Indagado se o choro seria mais conhecido no cenário internacional caso tivesse uma coreografia específica, Hamilton respondeu: “Talvez sim, mas o choro tem uma característica especial por ser um gênero doméstico, que cresceu dentro de casa. A grande maioria dos músicos foi formada por funcionários públicos ou por pessoas que tinham outros empregos.

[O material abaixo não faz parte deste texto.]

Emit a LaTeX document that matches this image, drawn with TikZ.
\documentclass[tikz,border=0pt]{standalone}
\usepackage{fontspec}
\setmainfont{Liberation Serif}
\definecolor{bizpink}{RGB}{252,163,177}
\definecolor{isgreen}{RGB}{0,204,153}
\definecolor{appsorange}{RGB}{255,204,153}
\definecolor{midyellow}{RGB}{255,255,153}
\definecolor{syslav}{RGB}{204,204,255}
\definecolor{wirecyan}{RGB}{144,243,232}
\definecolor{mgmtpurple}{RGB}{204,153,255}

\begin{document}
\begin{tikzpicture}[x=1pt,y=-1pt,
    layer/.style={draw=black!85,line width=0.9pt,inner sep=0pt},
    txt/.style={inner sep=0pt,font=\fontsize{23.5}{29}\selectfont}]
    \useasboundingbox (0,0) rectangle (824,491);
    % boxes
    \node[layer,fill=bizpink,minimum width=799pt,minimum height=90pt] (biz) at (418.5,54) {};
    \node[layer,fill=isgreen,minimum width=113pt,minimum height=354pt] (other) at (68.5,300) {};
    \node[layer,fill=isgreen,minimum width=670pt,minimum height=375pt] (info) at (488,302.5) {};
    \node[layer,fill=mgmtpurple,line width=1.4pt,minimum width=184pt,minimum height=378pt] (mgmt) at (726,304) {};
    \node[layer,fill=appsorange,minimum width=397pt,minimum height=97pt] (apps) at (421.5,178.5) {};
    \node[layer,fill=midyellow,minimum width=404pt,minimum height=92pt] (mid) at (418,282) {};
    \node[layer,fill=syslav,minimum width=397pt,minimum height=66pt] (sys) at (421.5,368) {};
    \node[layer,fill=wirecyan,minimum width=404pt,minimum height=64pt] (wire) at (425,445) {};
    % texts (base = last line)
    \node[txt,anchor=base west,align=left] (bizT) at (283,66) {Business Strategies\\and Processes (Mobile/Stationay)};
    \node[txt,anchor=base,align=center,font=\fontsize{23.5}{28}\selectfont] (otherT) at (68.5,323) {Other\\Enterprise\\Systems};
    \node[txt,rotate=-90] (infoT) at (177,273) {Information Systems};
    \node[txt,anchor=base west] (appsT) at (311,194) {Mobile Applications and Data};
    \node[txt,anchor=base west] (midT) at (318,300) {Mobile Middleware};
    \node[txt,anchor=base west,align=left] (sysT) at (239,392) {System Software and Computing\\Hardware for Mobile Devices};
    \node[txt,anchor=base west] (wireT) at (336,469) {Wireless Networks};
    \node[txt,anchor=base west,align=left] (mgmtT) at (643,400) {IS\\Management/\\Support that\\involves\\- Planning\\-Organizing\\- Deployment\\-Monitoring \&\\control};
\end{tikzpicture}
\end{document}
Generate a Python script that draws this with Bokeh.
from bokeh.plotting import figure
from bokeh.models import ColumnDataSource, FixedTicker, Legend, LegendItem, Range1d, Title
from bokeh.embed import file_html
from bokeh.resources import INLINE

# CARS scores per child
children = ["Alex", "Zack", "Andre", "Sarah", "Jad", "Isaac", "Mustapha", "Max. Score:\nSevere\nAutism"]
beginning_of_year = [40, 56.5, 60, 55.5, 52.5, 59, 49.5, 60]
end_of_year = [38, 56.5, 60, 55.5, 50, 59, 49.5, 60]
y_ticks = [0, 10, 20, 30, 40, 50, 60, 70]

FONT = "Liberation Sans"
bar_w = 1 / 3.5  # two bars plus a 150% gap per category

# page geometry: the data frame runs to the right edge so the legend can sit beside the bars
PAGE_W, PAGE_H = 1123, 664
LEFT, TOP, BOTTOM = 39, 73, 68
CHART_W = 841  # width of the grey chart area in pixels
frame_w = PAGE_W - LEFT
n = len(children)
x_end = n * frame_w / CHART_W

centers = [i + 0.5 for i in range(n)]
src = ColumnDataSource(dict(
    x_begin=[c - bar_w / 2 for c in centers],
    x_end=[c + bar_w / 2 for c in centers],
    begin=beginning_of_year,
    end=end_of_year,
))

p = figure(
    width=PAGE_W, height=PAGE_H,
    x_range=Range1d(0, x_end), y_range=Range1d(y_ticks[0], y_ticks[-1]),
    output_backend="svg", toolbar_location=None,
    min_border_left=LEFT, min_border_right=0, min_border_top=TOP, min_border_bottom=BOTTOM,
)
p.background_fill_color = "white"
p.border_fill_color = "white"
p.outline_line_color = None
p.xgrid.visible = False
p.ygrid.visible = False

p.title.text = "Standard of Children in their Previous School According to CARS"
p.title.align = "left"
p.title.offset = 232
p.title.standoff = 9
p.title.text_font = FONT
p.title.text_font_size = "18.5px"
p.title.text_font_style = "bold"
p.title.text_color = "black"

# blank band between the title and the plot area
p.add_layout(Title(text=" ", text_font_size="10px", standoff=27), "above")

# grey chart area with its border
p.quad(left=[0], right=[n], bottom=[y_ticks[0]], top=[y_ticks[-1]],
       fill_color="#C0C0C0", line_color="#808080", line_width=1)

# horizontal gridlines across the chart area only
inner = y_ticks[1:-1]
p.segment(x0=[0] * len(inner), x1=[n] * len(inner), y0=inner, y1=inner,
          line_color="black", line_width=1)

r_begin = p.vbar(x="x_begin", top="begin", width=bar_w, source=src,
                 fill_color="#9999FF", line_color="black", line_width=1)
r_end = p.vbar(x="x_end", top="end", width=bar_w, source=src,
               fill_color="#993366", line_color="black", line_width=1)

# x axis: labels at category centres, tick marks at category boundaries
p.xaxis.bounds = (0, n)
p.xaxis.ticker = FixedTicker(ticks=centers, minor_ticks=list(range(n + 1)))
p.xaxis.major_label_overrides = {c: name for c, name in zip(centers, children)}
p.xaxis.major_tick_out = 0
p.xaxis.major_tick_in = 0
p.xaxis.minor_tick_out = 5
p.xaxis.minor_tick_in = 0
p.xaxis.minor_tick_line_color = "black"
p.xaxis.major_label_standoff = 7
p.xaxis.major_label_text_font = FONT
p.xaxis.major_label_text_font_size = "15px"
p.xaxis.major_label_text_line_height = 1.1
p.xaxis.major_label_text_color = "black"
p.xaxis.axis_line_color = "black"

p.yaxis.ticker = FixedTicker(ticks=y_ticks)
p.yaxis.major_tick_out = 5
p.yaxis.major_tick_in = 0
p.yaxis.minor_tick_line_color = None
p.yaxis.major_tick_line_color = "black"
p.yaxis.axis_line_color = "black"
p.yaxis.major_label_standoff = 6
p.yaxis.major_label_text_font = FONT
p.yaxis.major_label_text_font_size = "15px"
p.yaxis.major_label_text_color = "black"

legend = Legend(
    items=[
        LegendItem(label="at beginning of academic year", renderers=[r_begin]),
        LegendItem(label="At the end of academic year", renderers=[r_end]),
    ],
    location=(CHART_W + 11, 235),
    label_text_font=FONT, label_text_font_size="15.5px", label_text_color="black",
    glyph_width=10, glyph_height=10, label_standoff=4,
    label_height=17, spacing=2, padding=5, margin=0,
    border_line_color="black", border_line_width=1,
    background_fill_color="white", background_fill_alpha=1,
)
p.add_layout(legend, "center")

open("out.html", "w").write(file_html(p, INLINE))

Nunca houve uma necessidade de profissionalização como existe na música pop.“

Seria o choro então muito ortodoxo para se espalhar pela aldeia global? “É, ele tem esse lado um pouco radical de ser instrumental, em busca da excelência, e isso o afastou [do grande público]. Por outro lado, pode-se preservar uma qualidade que outros gêneros já não têm“, opina o bandolinista, que circula com desenvoltura pelo exterior, realizando quase metade de seus shows no estrangeiro. Para ele, que não é contra as inovações, só o tempo vai dizer se foi bom ou não para o choro se misturar.

A eletrificação do gênero, levada a cabo no início dos anos 70 por Armandinho Macedo, um dos ídolos de Hamilton de Holanda no bandolim, é encarada pelo músico de maneira curiosa. “Foi uma necessidade do momento pós-Tropicália, analisando historicamente. Vinha amplificar uma coisa que se fazia no quintal de casa para 5 mil, 10 mil pessoas. Você não consegue colocar um instrumento como o meu no palco para tanta gente, só se for um palco preparado para uma orquestra“, observa. “A eletrificação da Cor do Som foi uma história que começou com o pai do Armadinho [Osmar Macedo, parceiro de Dodô], mais por uma questão técnica do que como opção estética“, opina.

O concerto no Palmengarten, que teve seu clímax com a dupla executando Manhã de Carnaval (Luiz Bonfá e Antônio Maria) e Melodia Sentimental, de Heitor Villa-Lobos, com Edmar Castañeda tirando graves absurdos de um instrumento que para os brasileiros é sinônimo de Natal, emocionou o público a ponto de receber três bis.